SHORT EXERCISE: Return the whole listing, line for line, without the pictures in it.
SUPPLIED RECORDS start
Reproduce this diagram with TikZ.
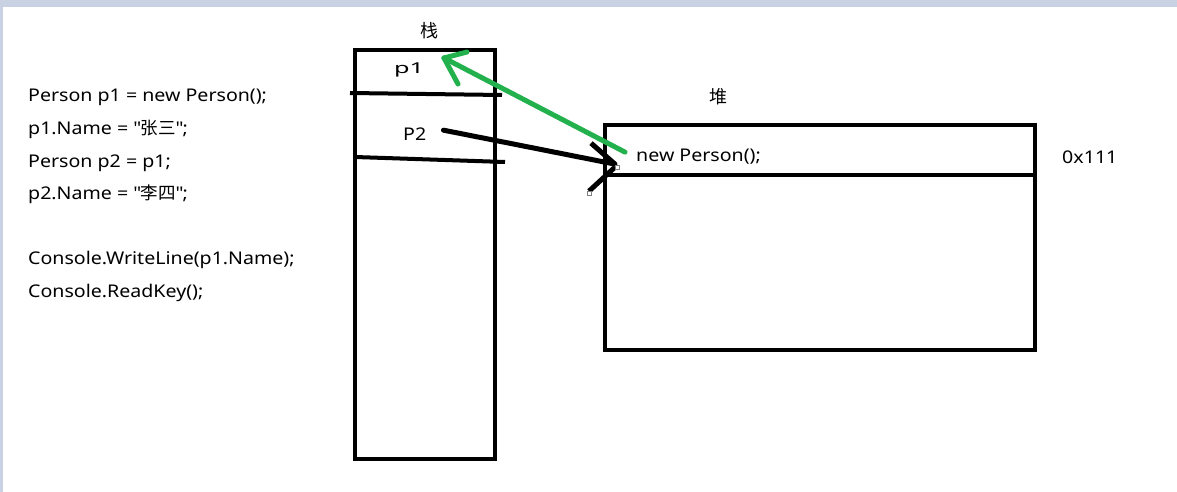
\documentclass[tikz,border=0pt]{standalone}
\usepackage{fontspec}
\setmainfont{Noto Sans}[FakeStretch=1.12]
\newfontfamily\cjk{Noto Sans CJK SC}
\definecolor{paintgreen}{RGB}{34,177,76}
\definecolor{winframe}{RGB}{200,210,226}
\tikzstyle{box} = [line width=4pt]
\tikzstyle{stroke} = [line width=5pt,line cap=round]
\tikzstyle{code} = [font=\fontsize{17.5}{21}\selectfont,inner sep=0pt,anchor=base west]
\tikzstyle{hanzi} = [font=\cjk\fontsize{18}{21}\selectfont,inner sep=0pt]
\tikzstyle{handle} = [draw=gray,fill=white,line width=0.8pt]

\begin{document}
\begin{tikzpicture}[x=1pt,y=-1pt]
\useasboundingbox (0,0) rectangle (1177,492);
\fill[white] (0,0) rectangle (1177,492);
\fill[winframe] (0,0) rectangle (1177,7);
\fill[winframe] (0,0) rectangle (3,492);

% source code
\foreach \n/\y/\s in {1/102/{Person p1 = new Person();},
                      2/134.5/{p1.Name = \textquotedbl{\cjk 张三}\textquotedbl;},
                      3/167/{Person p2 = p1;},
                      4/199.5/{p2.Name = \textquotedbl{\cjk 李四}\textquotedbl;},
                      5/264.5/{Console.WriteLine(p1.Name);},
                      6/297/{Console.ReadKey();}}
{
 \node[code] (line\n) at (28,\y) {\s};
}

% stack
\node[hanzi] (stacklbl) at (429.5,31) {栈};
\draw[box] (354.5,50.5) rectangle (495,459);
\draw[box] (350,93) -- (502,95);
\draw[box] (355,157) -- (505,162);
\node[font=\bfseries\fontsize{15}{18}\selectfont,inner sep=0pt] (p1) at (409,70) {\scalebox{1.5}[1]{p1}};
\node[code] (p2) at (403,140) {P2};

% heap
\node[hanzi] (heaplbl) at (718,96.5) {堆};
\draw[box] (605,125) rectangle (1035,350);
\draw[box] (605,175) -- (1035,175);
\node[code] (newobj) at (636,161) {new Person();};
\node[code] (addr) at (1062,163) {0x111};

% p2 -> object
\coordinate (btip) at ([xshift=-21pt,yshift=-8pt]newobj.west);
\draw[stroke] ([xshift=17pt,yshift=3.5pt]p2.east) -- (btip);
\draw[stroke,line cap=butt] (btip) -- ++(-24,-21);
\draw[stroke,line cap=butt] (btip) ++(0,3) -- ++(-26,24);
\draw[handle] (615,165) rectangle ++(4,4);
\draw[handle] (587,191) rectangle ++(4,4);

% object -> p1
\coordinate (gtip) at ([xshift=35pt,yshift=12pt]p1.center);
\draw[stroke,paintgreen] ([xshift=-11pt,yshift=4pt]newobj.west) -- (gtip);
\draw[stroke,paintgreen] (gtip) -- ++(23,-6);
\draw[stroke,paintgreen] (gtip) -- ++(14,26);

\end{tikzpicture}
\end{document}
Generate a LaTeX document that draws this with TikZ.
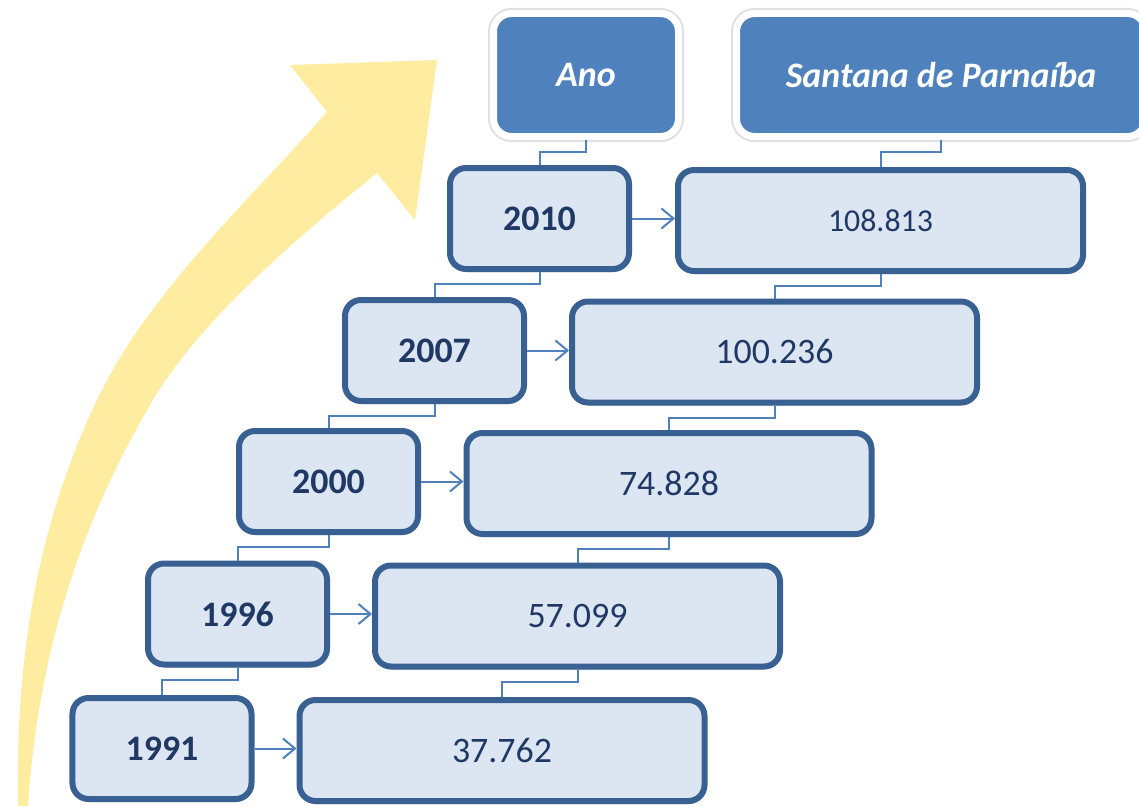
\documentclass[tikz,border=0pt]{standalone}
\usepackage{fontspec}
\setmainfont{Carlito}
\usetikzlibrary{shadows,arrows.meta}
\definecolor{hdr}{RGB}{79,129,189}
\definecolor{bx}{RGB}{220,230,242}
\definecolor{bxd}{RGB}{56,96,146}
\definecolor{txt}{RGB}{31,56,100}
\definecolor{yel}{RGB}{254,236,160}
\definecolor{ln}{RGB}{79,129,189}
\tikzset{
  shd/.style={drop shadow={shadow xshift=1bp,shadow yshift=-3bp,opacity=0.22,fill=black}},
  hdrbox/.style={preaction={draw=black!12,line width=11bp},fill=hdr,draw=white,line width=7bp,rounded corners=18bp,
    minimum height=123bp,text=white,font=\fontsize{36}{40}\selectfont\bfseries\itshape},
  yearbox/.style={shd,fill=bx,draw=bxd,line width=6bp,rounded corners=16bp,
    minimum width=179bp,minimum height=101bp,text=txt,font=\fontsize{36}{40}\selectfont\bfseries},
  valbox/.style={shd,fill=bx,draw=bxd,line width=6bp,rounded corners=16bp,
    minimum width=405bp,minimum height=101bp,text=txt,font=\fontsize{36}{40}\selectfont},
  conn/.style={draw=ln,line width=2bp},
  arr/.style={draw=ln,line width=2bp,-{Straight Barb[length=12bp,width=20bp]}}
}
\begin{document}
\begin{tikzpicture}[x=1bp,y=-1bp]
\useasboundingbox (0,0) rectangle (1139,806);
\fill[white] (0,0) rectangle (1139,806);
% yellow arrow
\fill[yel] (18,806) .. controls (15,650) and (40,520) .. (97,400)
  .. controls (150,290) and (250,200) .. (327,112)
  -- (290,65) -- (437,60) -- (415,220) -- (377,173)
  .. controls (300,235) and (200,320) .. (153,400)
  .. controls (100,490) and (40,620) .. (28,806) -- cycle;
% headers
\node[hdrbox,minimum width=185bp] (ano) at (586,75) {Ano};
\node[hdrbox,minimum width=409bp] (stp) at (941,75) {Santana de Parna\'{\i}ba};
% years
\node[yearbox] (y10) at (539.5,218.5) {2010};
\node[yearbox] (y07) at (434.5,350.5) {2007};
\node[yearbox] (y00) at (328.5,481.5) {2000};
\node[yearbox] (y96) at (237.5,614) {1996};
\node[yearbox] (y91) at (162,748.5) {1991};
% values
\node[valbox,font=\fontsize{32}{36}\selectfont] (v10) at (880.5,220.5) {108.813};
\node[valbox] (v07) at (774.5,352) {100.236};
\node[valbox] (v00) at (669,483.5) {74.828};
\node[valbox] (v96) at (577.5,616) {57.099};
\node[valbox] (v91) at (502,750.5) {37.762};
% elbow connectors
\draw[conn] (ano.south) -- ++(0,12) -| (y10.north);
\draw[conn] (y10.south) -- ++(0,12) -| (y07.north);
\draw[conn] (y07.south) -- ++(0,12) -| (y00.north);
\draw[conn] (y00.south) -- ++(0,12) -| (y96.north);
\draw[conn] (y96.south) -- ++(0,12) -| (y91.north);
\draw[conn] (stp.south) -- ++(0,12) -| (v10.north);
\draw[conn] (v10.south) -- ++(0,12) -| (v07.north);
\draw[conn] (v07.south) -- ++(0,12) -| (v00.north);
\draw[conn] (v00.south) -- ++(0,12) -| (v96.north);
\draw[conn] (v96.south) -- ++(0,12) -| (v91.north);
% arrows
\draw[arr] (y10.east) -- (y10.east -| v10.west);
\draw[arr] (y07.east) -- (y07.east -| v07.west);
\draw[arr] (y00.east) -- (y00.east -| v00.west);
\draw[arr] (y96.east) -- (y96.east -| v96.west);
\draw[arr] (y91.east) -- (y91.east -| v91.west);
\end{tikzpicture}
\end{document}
SUPPLIED RECORDS end
RESPONSE TO THE TASK:
Reproduce this diagram with TikZ.
\documentclass[tikz,border=0pt]{standalone}
\usepackage{fontspec}
\setmainfont{Noto Sans}[FakeStretch=1.12]
\newfontfamily\cjk{Noto Sans CJK SC}
\definecolor{paintgreen}{RGB}{34,177,76}
\definecolor{winframe}{RGB}{200,210,226}
\tikzstyle{box} = [line width=4pt]
\tikzstyle{stroke} = [line width=5pt,line cap=round]
\tikzstyle{code} = [font=\fontsize{17.5}{21}\selectfont,inner sep=0pt,anchor=base west]
\tikzstyle{hanzi} = [font=\cjk\fontsize{18}{21}\selectfont,inner sep=0pt]
\tikzstyle{handle} = [draw=gray,fill=white,line width=0.8pt]

\begin{document}
\begin{tikzpicture}[x=1pt,y=-1pt]
\useasboundingbox (0,0) rectangle (1177,492);
\fill[white] (0,0) rectangle (1177,492);
\fill[winframe] (0,0) rectangle (1177,7);
\fill[winframe] (0,0) rectangle (3,492);

% source code
\foreach \n/\y/\s in {1/102/{Person p1 = new Person();},
                      2/134.5/{p1.Name = \textquotedbl{\cjk 张三}\textquotedbl;},
                      3/167/{Person p2 = p1;},
                      4/199.5/{p2.Name = \textquotedbl{\cjk 李四}\textquotedbl;},
                      5/264.5/{Console.WriteLine(p1.Name);},
                      6/297/{Console.ReadKey();}}
{
 \node[code] (line\n) at (28,\y) {\s};
}

% stack
\node[hanzi] (stacklbl) at (429.5,31) {栈};
\draw[box] (354.5,50.5) rectangle (495,459);
\draw[box] (350,93) -- (502,95);
\draw[box] (355,157) -- (505,162);
\node[font=\bfseries\fontsize{15}{18}\selectfont,inner sep=0pt] (p1) at (409,70) {\scalebox{1.5}[1]{p1}};
\node[code] (p2) at (403,140) {P2};

% heap
\node[hanzi] (heaplbl) at (718,96.5) {堆};
\draw[box] (605,125) rectangle (1035,350);
\draw[box] (605,175) -- (1035,175);
\node[code] (newobj) at (636,161) {new Person();};
\node[code] (addr) at (1062,163) {0x111};

% p2 -> object
\coordinate (btip) at ([xshift=-21pt,yshift=-8pt]newobj.west);
\draw[stroke] ([xshift=17pt,yshift=3.5pt]p2.east) -- (btip);
\draw[stroke,line cap=butt] (btip) -- ++(-24,-21);
\draw[stroke,line cap=butt] (btip) ++(0,3) -- ++(-26,24);
\draw[handle] (615,165) rectangle ++(4,4);
\draw[handle] (587,191) rectangle ++(4,4);

% object -> p1
\coordinate (gtip) at ([xshift=35pt,yshift=12pt]p1.center);
\draw[stroke,paintgreen] ([xshift=-11pt,yshift=4pt]newobj.west) -- (gtip);
\draw[stroke,paintgreen] (gtip) -- ++(23,-6);
\draw[stroke,paintgreen] (gtip) -- ++(14,26);

\end{tikzpicture}
\end{document}
Generate a LaTeX document that draws this with TikZ.
\documentclass[tikz,border=0pt]{standalone}
\usepackage{fontspec}
\setmainfont{Carlito}
\usetikzlibrary{shadows,arrows.meta}
\definecolor{hdr}{RGB}{79,129,189}
\definecolor{bx}{RGB}{220,230,242}
\definecolor{bxd}{RGB}{56,96,146}
\definecolor{txt}{RGB}{31,56,100}
\definecolor{yel}{RGB}{254,236,160}
\definecolor{ln}{RGB}{79,129,189}
\tikzset{
  shd/.style={drop shadow={shadow xshift=1bp,shadow yshift=-3bp,opacity=0.22,fill=black}},
  hdrbox/.style={preaction={draw=black!12,line width=11bp},fill=hdr,draw=white,line width=7bp,rounded corners=18bp,
    minimum height=123bp,text=white,font=\fontsize{36}{40}\selectfont\bfseries\itshape},
  yearbox/.style={shd,fill=bx,draw=bxd,line width=6bp,rounded corners=16bp,
    minimum width=179bp,minimum height=101bp,text=txt,font=\fontsize{36}{40}\selectfont\bfseries},
  valbox/.style={shd,fill=bx,draw=bxd,line width=6bp,rounded corners=16bp,
    minimum width=405bp,minimum height=101bp,text=txt,font=\fontsize{36}{40}\selectfont},
  conn/.style={draw=ln,line width=2bp},
  arr/.style={draw=ln,line width=2bp,-{Straight Barb[length=12bp,width=20bp]}}
}
\begin{document}
\begin{tikzpicture}[x=1bp,y=-1bp]
\useasboundingbox (0,0) rectangle (1139,806);
\fill[white] (0,0) rectangle (1139,806);
% yellow arrow
\fill[yel] (18,806) .. controls (15,650) and (40,520) .. (97,400)
  .. controls (150,290) and (250,200) .. (327,112)
  -- (290,65) -- (437,60) -- (415,220) -- (377,173)
  .. controls (300,235) and (200,320) .. (153,400)
  .. controls (100,490) and (40,620) .. (28,806) -- cycle;
% headers
\node[hdrbox,minimum width=185bp] (ano) at (586,75) {Ano};
\node[hdrbox,minimum width=409bp] (stp) at (941,75) {Santana de Parna\'{\i}ba};
% years
\node[yearbox] (y10) at (539.5,218.5) {2010};
\node[yearbox] (y07) at (434.5,350.5) {2007};
\node[yearbox] (y00) at (328.5,481.5) {2000};
\node[yearbox] (y96) at (237.5,614) {1996};
\node[yearbox] (y91) at (162,748.5) {1991};
% values
\node[valbox,font=\fontsize{32}{36}\selectfont] (v10) at (880.5,220.5) {108.813};
\node[valbox] (v07) at (774.5,352) {100.236};
\node[valbox] (v00) at (669,483.5) {74.828};
\node[valbox] (v96) at (577.5,616) {57.099};
\node[valbox] (v91) at (502,750.5) {37.762};
% elbow connectors
\draw[conn] (ano.south) -- ++(0,12) -| (y10.north);
\draw[conn] (y10.south) -- ++(0,12) -| (y07.north);
\draw[conn] (y07.south) -- ++(0,12) -| (y00.north);
\draw[conn] (y00.south) -- ++(0,12) -| (y96.north);
\draw[conn] (y96.south) -- ++(0,12) -| (y91.north);
\draw[conn] (stp.south) -- ++(0,12) -| (v10.north);
\draw[conn] (v10.south) -- ++(0,12) -| (v07.north);
\draw[conn] (v07.south) -- ++(0,12) -| (v00.north);
\draw[conn] (v00.south) -- ++(0,12) -| (v96.north);
\draw[conn] (v96.south) -- ++(0,12) -| (v91.north);
% arrows
\draw[arr] (y10.east) -- (y10.east -| v10.west);
\draw[arr] (y07.east) -- (y07.east -| v07.west);
\draw[arr] (y00.east) -- (y00.east -| v00.west);
\draw[arr] (y96.east) -- (y96.east -| v96.west);
\draw[arr] (y91.east) -- (y91.east -| v91.west);
\end{tikzpicture}
\end{document}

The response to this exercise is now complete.